Step 3: Get Usable Notes on Your Spec Script
Before you show your “hot off the press” spec scripts around town, you need to make sure they’re as good as you think they are. Find a minimum of three people that can give you “usable notes.” “Usable Notes” are notes that help you address problems in the script. This is also referred to as constructive criticism.
A note about notes: a note from your mother telling you how much she enjoyed the script is not a note. That is an opinion -- and of course your mother is going to like it. Frankly, opinions are useless. You need someone to read it who is a bit more qualified that can give you specifics on what’s not working and why. If you don’t have any friends who are in the “biz” then consider giving it to another comedy writer. You want them to be brutally honest with you.
If the story doesn’t seem feasible, or they say the character voices are way off, or your jokes aren’t funny enough, take heed. These are “usable notes” that will help you to create a better script on your journey to becoming a better writer.
Tip: It can be trying to hear someone tear your work apart. But if you can learn to remove any emotional attachment to your work and simply listen to the notes that are being given, you’ll be able to calmly discern which notes will help you to improve your script. Don’t justify why you did something. In fact, don’t say anything at all. Just listen to the notes as they’re being given – use what works for you and filter out what doesn’t. But remember, that if something isn’t coming across to your reader, it won’t help you to explain “what you meant.” If it’s not working, it’s not working – so consider fixing what might be broken.
Step 4: Pack up Your Specs and Move to Los Angeles
Unfortunately, Los Angeles is really the only place to be a TV comedy writer. Of course there are similar jobs in England and in Canada, but to work on 99% of all comedies on U.S. television, Los Angeles is where you have to be. Unlike writing for movies, your options for living anywhere other than Los Angeles are nil.
Step 5: Network
Most TV writing jobs are found through personal connections. Rare is the occasion that someone lands in Los Angeles with a script tucked under their arm and suddenly starts working in the TV biz. So, you need to start networking. Here are a few suggestions:
- Go to writer events – there are a number of events in Hollywood that are geared toward aspiring television and screenwriters. Whether it’s a screening, lecture or social event, you can find many of them advertised online or in the trade magazines.
- Take a Class – UCLA Extension, AFI and USC all offer high quality writing classes that will not only help you to improve your writing skills, but they’ll group you together with a number of like minded individuals. They’re also often taught by professional writers.
- Start a Writers Group – Through Craigslist.com, online chat rooms or even through local newspapers, you can identify other writers whom you might want to start meeting with on a regular basis. A writers group is not just a great networking tool, but it can help you get a host of constructive criticism on your writing.
- Take an Assistant Job – find a job working at one of the networks, studios or agencies as a low level staffer. By working as an assistant to a development executive, agent or producer, you’re not only learning valuable information about the business as a whole, but you’re developing relationships with people that have the power to help your budding writing career.

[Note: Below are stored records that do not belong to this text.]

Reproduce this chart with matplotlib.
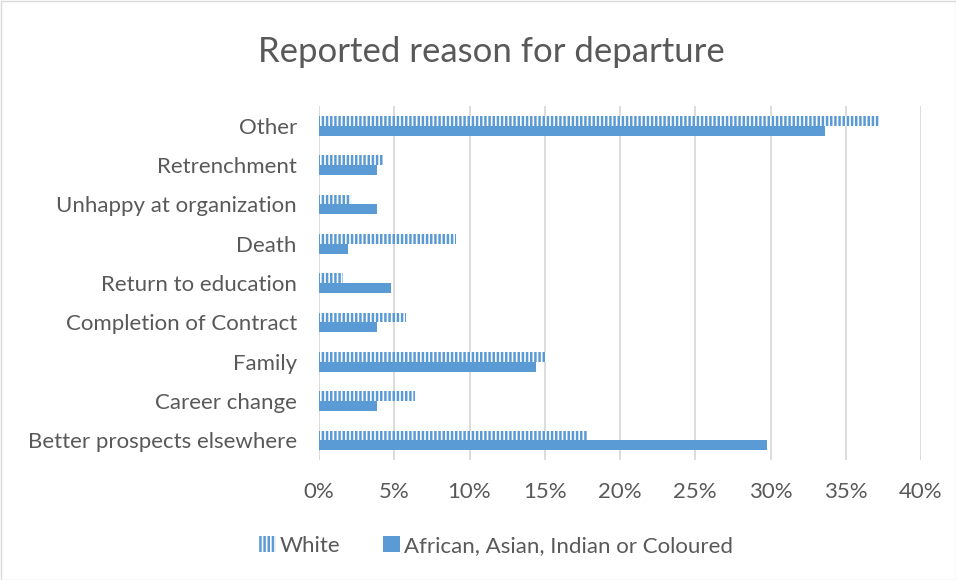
import matplotlib
matplotlib.use("Agg")
import matplotlib.pyplot as plt
import numpy as np
from matplotlib.patches import Patch
from matplotlib.ticker import FuncFormatter, MultipleLocator

categories = [
    "Better prospects elsewhere",
    "Career change",
    "Family",
    "Completion of Contract",
    "Return to education",
    "Death",
    "Unhappy at organization",
    "Retrenchment",
    "Other",
]
white = [17.8, 6.4, 15.1, 5.8, 1.6, 9.1, 2.1, 4.25, 37.2]
african = [29.8, 3.85, 14.4, 3.85, 4.8, 1.9, 3.85, 3.85, 33.6]
series_names = ["White", "African, Asian, Indian or Coloured"]

blue = "#5B9BD5"
text_col = "#595959"
grid_col = "#D9D9D9"

plt.rcParams["font.family"] = ["Lato", "DejaVu Sans"]
plt.rcParams["hatch.linewidth"] = 1.8

fig = plt.figure(figsize=(9.56, 5.8), dpi=100)
ax = fig.add_axes([319 / 956, 1 - 460 / 580, (921 - 319) / 956, (460 - 106) / 580])

y = np.arange(len(categories))
h = 0.25
ax.barh(y + h / 2, white, height=h, facecolor="white", edgecolor=blue,
        hatch="||||", linewidth=0, zorder=3)
ax.barh(y - h / 2, african, height=h, color=blue, linewidth=0, zorder=3)

ax.set_ylim(-0.5, len(categories) - 0.5)
ax.set_xlim(0, 40)
ax.xaxis.set_major_locator(MultipleLocator(5))
ax.xaxis.set_major_formatter(FuncFormatter(lambda v, p: f"{v:.0f}%"))
ax.set_yticks(y)
ax.set_yticklabels(categories)
ax.grid(axis="x", color=grid_col, linewidth=1.3, zorder=0)
for s in ax.spines.values():
    s.set_visible(False)
ax.tick_params(axis="both", length=0, labelsize=16, colors=text_col)
ax.tick_params(axis="y", pad=16)
ax.tick_params(axis="x", pad=16)

fig.text(491 / 956, 1 - 52 / 580, "Reported reason for departure",
         ha="center", va="center", fontsize=25, color=text_col)

handles = [
    Patch(facecolor="white", edgecolor=blue, hatch="||||", linewidth=0),
    Patch(facecolor=blue, linewidth=0),
]
fig.legend(handles, series_names, loc="center", bbox_to_anchor=(496 / 956, 1 - 546 / 580),
           ncol=2, frameon=False, fontsize=16, labelcolor=text_col,
           handlelength=0.75, handleheight=0.75, handletextpad=0.2, columnspacing=1.9)

border = plt.Rectangle((0.5 / 956, 0.5 / 580), 1 - 1 / 956, 1 - 1 / 580,
                       transform=fig.transFigure, fill=False, edgecolor="#D9D9D9",
                       linewidth=1)
fig.add_artist(border)

fig.savefig("out.png", dpi=100)
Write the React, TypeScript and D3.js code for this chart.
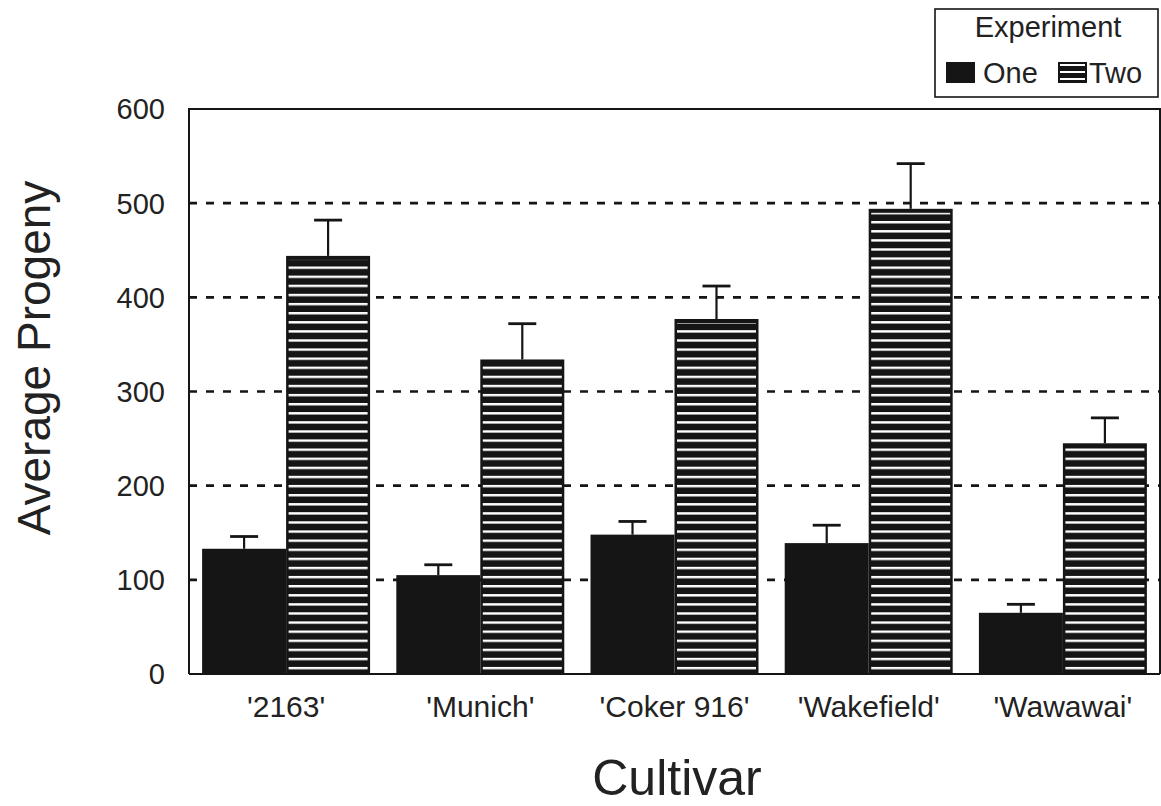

- Consider Working as a Writer’s Assistant – Not that these jobs are easy to find, but many television writers began their careers as a Writer’s Assistant. The job is exactly that – working as an assistant to the writers. It will not only familiarize you with the process of writing for television, but you will be working directly with the writers on staff. You will be in direct communication with the people that might one day hire you as a writer.
Step 6: Getting an Agent
Now here’s the big catch-22 of Hollywood – to get an agent, you need to be a working writer and to become a working writer, you need an agent. Frustrating as that may seem, it’s not impossible to get an agent.
Randomly submitting your spec scripts to agencies has been known to work for some people, but it is both time consuming and expensive. Besides, most agencies have a policy against people blindly submitting material and in fact may either return the package to you or simply throw it away and never respond (this way they can say it was simply never received).
So, the easiest and most productive way to go about getting an agent is to focus a lot of your attention on steps 2, 3 and 5 above. Make sure you have spec scripts that are of the highest quality possible and that you’re networking any time you’re not writing. More than likely, you will soon come across someone who is in a position to help you.
Let me reiterate however, the importance of having your spec scripts in tip top shape. When the opportunity to have someone of importance read your scripts comes along, you’ll want them to be so impressed by your writing that they can’t possibly pass you up.